*This specific case involves solids of revolution about the $x$-axis
I've just started reading on solids of revolution, so forgive me if this is trivial. I'm wondering if this is a valid derivation of the formula used in the disk method.
Supposing we have some function $f(x)$ which we desire to rotate about the $x$-axis between bounds $x_1$ and $x_2$, then per the mean value theorem of integrals, there exists some value for $f(x)$ which we can use to construct a single cylinder of identical volume to the solid of revolution.

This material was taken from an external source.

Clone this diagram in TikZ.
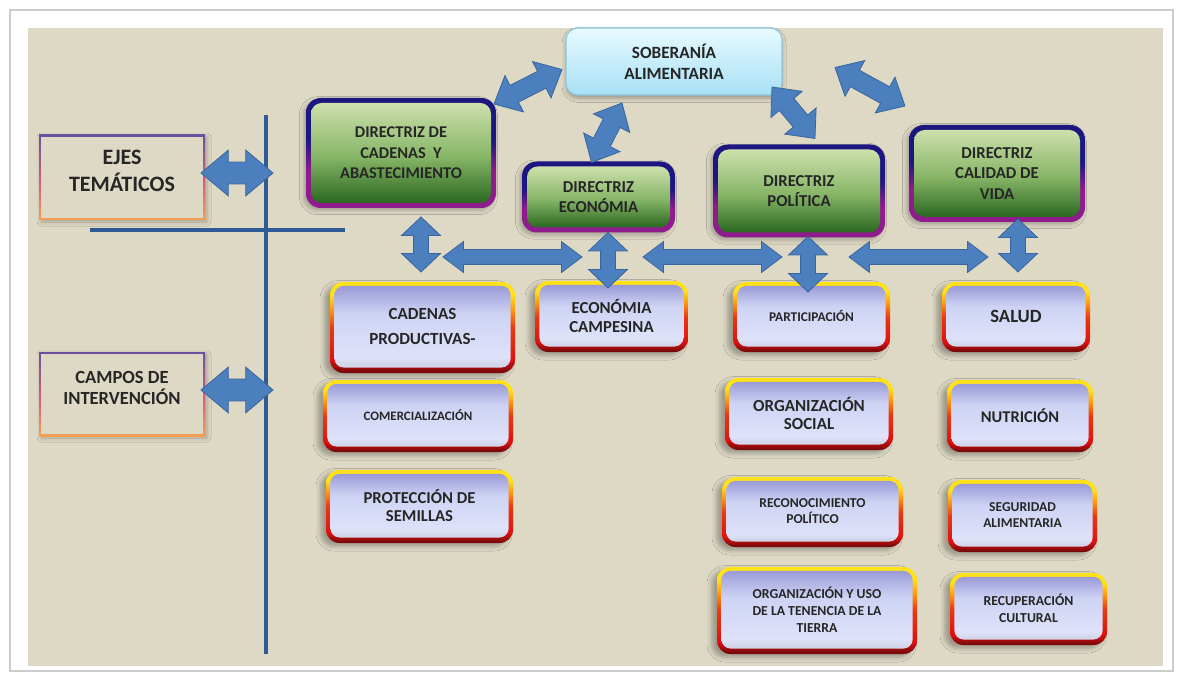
\documentclass[tikz,border=0pt]{standalone}
\usepackage{fontspec}
\setmainfont{Carlito}
\usetikzlibrary{calc,shapes.arrows,shadows.blur}

% palette
\definecolor{pagebeige}{HTML}{DED9C5}
\definecolor{axisblue}{HTML}{2E5A96}
\definecolor{arrowfill}{HTML}{4C7FBD}
\definecolor{arrowedge}{HTML}{3A659E}
\definecolor{txt}{HTML}{262626}
\definecolor{navyrim}{HTML}{1E1680}
\definecolor{purplerim}{HTML}{8E1C8C}
\definecolor{greentop}{HTML}{CDE0AC}
\definecolor{greenmid}{HTML}{86B566}
\definecolor{greenbot}{HTML}{2A6820}
\definecolor{rimyellow}{HTML}{FFE11A}
\definecolor{rimorange}{HTML}{FF9A10}
\definecolor{rimred}{HTML}{E01010}
\definecolor{rimdark}{HTML}{7A0A0A}
\definecolor{lavtop}{HTML}{9A9AD6}
\definecolor{lavmid}{HTML}{CED3F4}
\definecolor{lavbot}{HTML}{DEE2F9}
\definecolor{skytop}{HTML}{E8FAFF}
\definecolor{skybot}{HTML}{A6E0F5}
\definecolor{skyedge}{HTML}{8CC8DE}
\definecolor{framepurple}{HTML}{6B4FA0}
\definecolor{framepink}{HTML}{E0607A}
\definecolor{frameorange}{HTML}{F4A050}

% vertical shadings (0bp = bottom, path spans 25bp..75bp)
\pgfdeclareverticalshading{fieldrimshade}{100bp}{color(0bp)=(rimdark); color(26bp)=(rimdark); color(32bp)=(rimred); color(50bp)=(rimred!70!rimorange); color(60bp)=(rimorange); color(68bp)=(rimyellow); color(100bp)=(rimyellow)}
\pgfdeclareverticalshading{fieldfaceshade}{100bp}{color(0bp)=(lavbot!85!gray); color(27bp)=(lavbot!88!gray); color(31bp)=(lavbot); color(58bp)=(lavmid); color(75bp)=(lavtop); color(100bp)=(lavtop)}
\pgfdeclareverticalshading{dirrimshade}{100bp}{color(0bp)=(purplerim); color(25bp)=(purplerim); color(42bp)=(purplerim); color(56bp)=(navyrim); color(100bp)=(navyrim)}
\pgfdeclareverticalshading{dirfaceshade}{100bp}{color(0bp)=(greenbot); color(25bp)=(greenbot); color(48bp)=(greenmid); color(75bp)=(greentop); color(100bp)=(greentop)}
\pgfdeclareverticalshading{skyshade}{100bp}{color(0bp)=(skybot); color(25bp)=(skybot); color(75bp)=(skytop); color(100bp)=(skytop)}
\pgfdeclareverticalshading{framershade}{100bp}{color(0bp)=(frameorange); color(25bp)=(frameorange); color(45bp)=(framepink); color(75bp)=(framepurple); color(100bp)=(framepurple)}

\newcommand\txtsize[2]{\fontsize{#1pt}{#2pt}\selectfont\bfseries}

\tikzset{
  every node/.style={outer sep=0pt},
  axisline/.style={draw=axisblue, line width=2.6pt},
  dirrim/.style={shade, shading=dirrimshade, rounded corners=11pt, inner sep=0pt,
    blur shadow={shadow xshift=-2pt, shadow yshift=-2pt, shadow opacity=25, shadow blur radius=3pt}},
  dirface/.style={shade, shading=dirfaceshade, rounded corners=8pt, inner sep=0pt, align=center, text=txt},
  fieldrim/.style={shade, shading=fieldrimshade, rounded corners=10pt, inner sep=0pt,
    blur shadow={shadow xshift=-4pt, shadow yshift=-2.5pt, shadow opacity=30, shadow blur radius=3.5pt}},
  fieldface/.style={shade, shading=fieldfaceshade, rounded corners=7pt, inner sep=0pt, align=center, text=txt},
  labelrim/.style={shade, shading=framershade, inner sep=0pt,
    blur shadow={shadow xshift=1.5pt, shadow yshift=-1.5pt, shadow opacity=25, shadow blur radius=3pt}},
  labelface/.style={fill=pagebeige, inner sep=0pt},
  labeltext/.style={align=center, text=txt, inner sep=0pt},
  skybox/.style={shade, shading=skyshade, draw=skyedge, line width=0.8pt, rounded corners=9pt,
    inner sep=0pt, align=center, text=txt,
    blur shadow={shadow xshift=0pt, shadow yshift=-2.5pt, shadow opacity=30, shadow blur radius=3pt}},
  dblbase/.style={shape=double arrow, draw=arrowedge, fill=arrowfill, line width=0.6pt, inner xsep=0pt},
  arrowL/.style={dblbase, inner ysep=7.9pt, double arrow head extend=9pt, double arrow tip angle=80},
  arrowD/.style={dblbase, inner ysep=6.75pt, double arrow head extend=8.25pt, double arrow tip angle=84},
  arrowV/.style={dblbase, inner ysep=5.25pt, double arrow head extend=9pt, double arrow tip angle=93},
  arrowH/.style={dblbase, inner ysep=5.25pt, double arrow head extend=6pt, double arrow tip angle=74},
}

% boxes: name, cx, cy, w, h (px), font size, baseline skip (pt), text
\newcommand\dirbox[8]{%
  \node[dirrim, minimum width=#4*0.75pt, minimum height=#5*0.75pt] (#1-rim) at (#2,#3) {};
  \node[dirface, minimum width=#4*0.75pt-7.5pt, minimum height=#5*0.75pt-7.5pt,
        font=\txtsize{#6}{#7}] (#1) at (#1-rim.center) {#8};
}
\newcommand\fieldbox[8]{%
  \node[fieldrim, minimum width=#4*0.75pt, minimum height=#5*0.75pt] (#1-rim) at (#2,#3) {};
  \node[fieldface, minimum width=#4*0.75pt-6.5pt, minimum height=#5*0.75pt-7pt,
        font=\txtsize{#6}{#7}] (#1) at ([yshift=0.6pt]#1-rim.center) {#8};
}
\newcommand\labelbox[8]{%
  \node[labelrim, minimum width=#4*0.75pt, minimum height=#5*0.75pt] (#1-rim) at (#2,#3) {};
  \node[labelface, minimum width=#4*0.75pt-3pt, minimum height=#5*0.75pt-3pt] (#1) at (#1-rim.center) {};
  \node[labeltext, font=\txtsize{#6}{#7}] (#1-text) at ([yshift=4.8pt]#1.center) {#8};
}
% block double arrow between two points: name, from, to, style
\newcommand\dblarrow[4]{%
  \path let \p1=#2, \p2=#3, \n1={atan2(\y2-\y1,\x2-\x1)}, \n2={veclen(\x2-\x1,\y2-\y1)} in
    ($#2!0.5!#3$) node[#4, minimum height=\n2, rotate=\n1] (#1) {};
}

\begin{document}
\begin{tikzpicture}[x=0.75pt, y=-0.75pt]
\useasboundingbox (0,0) rectangle (1177,677);
\fill[white] (0,0) rectangle (1177,677);
\draw[black!20, line width=1.2pt] (10,10) rectangle (1173,671);
\fill[pagebeige] (28,28) rectangle (1163,666);

% axes separating guidelines from fields
\coordinate (vtop) at (266,115);
\coordinate (vbot) at (266,654);
\coordinate (hleft) at (90,230);
\coordinate (hright) at (345,230);
\draw[axisline] (vtop) -- (vbot);
\draw[axisline, line width=3pt] (hleft) -- (hright);

% row headings
\labelbox{ejes}{122}{177.5}{166}{85}{16.5}{20}{EJES\\TEMÁTICOS}
\labelbox{campos}{122}{394}{166}{84}{13.9}{15.8}{CAMPOS DE\\INTERVENCIÓN}

% top concept
\node[skybox, minimum width=162pt, minimum height=50.25pt, font=\txtsize{12.9}{15.8}] (sob) at (674,61.5) {SOBERANÍA\\ALIMENTARIA};

% guidelines
\dirbox{cad}{401}{153}{190}{110}{12.3}{15.5}{DIRECTRIZ DE\\CADENAS~~Y\\ABASTECIMIENTO}
\dirbox{eco}{598.5}{197}{153}{71}{12.5}{15.4}{DIRECTRIZ\\ECONÓMIA}
\dirbox{pol}{799}{191}{172}{93}{12.5}{15.4}{DIRECTRIZ\\POLÍTICA}
\dirbox{cal}{997}{173.5}{176}{97}{12.5}{15.4}{DIRECTRIZ\\CALIDAD DE\\VIDA}

% fields of intervention
\fieldbox{cadprod}{422.5}{327.5}{185}{91}{12.75}{18.75}{CADENAS\\PRODUCTIVAS-}
\fieldbox{ecocamp}{611.5}{316.5}{153}{71}{12.6}{14.5}{ECONÓMIA\\CAMPESINA}
\fieldbox{comer}{418}{416}{190}{72}{9.7}{12}{COMERCIALIZACIÓN}
\fieldbox{prot}{419.5}{506.5}{187}{73}{12.5}{13.8}{PROTECCIÓN DE\\SEMILLAS}
\fieldbox{part}{811.5}{317}{157}{70}{10}{12}{PARTICIPACIÓN}
\fieldbox{orgsoc}{809}{414}{168}{72}{12.7}{13.8}{ORGANIZACIÓN\\SOCIAL}
\fieldbox{recon}{812.5}{512}{181}{70}{10.2}{12.5}{RECONOCIMIENTO\\POLÍTICO}
\fieldbox{tierra}{817}{610.5}{200}{87}{10.3}{13}{ORGANIZACIÓN Y USO\\DE LA TENENCIA DE LA\\TIERRA}
\fieldbox{salud}{1016}{317}{148}{70}{14}{16}{SALUD}
\fieldbox{nutri}{1020}{416}{146}{72}{12.3}{14}{NUTRICIÓN}
\fieldbox{segur}{1022.5}{516}{149}{72}{10.2}{12.5}{SEGURIDAD\\ALIMENTARIA}
\fieldbox{recup}{1028.5}{609}{157}{72}{10.3}{12.5}{RECUPERACIÓN\\CULTURAL}

% headings to the axis
\dblarrow{aejes}{([shift={(-4,-4.5)}]ejes-rim.east)}{([shift={(7,58)}]vtop)}{arrowL}
\dblarrow{acampos}{([shift={(-4,-4)}]campos-rim.east)}{([shift={(7,275)}]vtop)}{arrowL}

% guidelines to the top concept
\dblarrow{dcad}{([shift={(-2,6)}]cad-rim.north east)}{([shift={(-4,8)}]sob.west)}{arrowD}
\dblarrow{deco}{([shift={(-7,1)}]eco-rim.north)}{([shift={(56,8)}]sob.south west)}{arrowD}
\dblarrow{dpol}{([shift={(-10,-8)}]sob.south east)}{([shift={(16,-6)}]pol-rim.north)}{arrowD}
\dblarrow{dcal}{([shift={(53,6)}]sob.east)}{([shift={(-4,-19)}]cal-rim.north west)}{arrowD}

% guidelines to their fields
\dblarrow{vcad}{([shift={(20,9)}]cad-rim.south)}{([shift={(-1.5,-10)}]cadprod-rim.north)}{arrowV}
\dblarrow{veco}{([shift={(9.5,0)}]eco-rim.south)}{([shift={(-3.5,7)}]ecocamp-rim.north)}{arrowV}
\dblarrow{vpol}{([shift={(9,-1)}]pol-rim.south)}{([shift={(-3.5,10)}]part-rim.north)}{arrowV}
\dblarrow{vcal}{([shift={(21,-3)}]cal-rim.south)}{([shift={(2,-10)}]salud-rim.north)}{arrowV}

% links along the field row
\coordinate (h1a) at (443,257);
\coordinate (h1b) at (582,257);
\coordinate (h2a) at (643,257);
\coordinate (h2b) at (782,257);
\coordinate (h3a) at (849,257);
\coordinate (h3b) at (988,257);
\dblarrow{hone}{(h1a)}{(h1b)}{arrowH}
\dblarrow{htwo}{(h2a)}{(h2b)}{arrowH}
\dblarrow{hthree}{(h3a)}{(h3b)}{arrowH}
\end{tikzpicture}
\end{document}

Now let's look at the formula for a cylinder:
$$V_C=\pi r^2h$$
Clearly height $h$ is the distance between our lower and upper bounds, which we'll denote $x_1$ and $x_2$, respectively. Thus:
$$V_C=\pi r^2(x_2-x_1)$$
Let's rewrite $\pi r^2$ as base $b$.
$$V_C=b(x_2-x_1)$$
Finally, let's denote the average base area per the mean value theorem as $\bar{b}$. Note that $r^2$ at any point $x$ is given by $f^2(x)$, thus:
$$\bar{b}=\frac{\pi}{x_2-x_1}\int_{x_1}^{x_2}f^2(x)dx$$
Substituting $\bar{b}$ for $b$:
$$V_C=\frac{\pi}{x_2-x_1}\int_{x_1}^{x_2}f^2(x)dx\; *\;(x_2-x_1)$$
Cancelling $(x_2-x_1)$:
$$V_C=\pi\int_{x_1}^{x_2}f^2(x)dx$$
Which is the formula used for the disk method.
Is this a valid approach, and if so, can I improve my explanation in any way?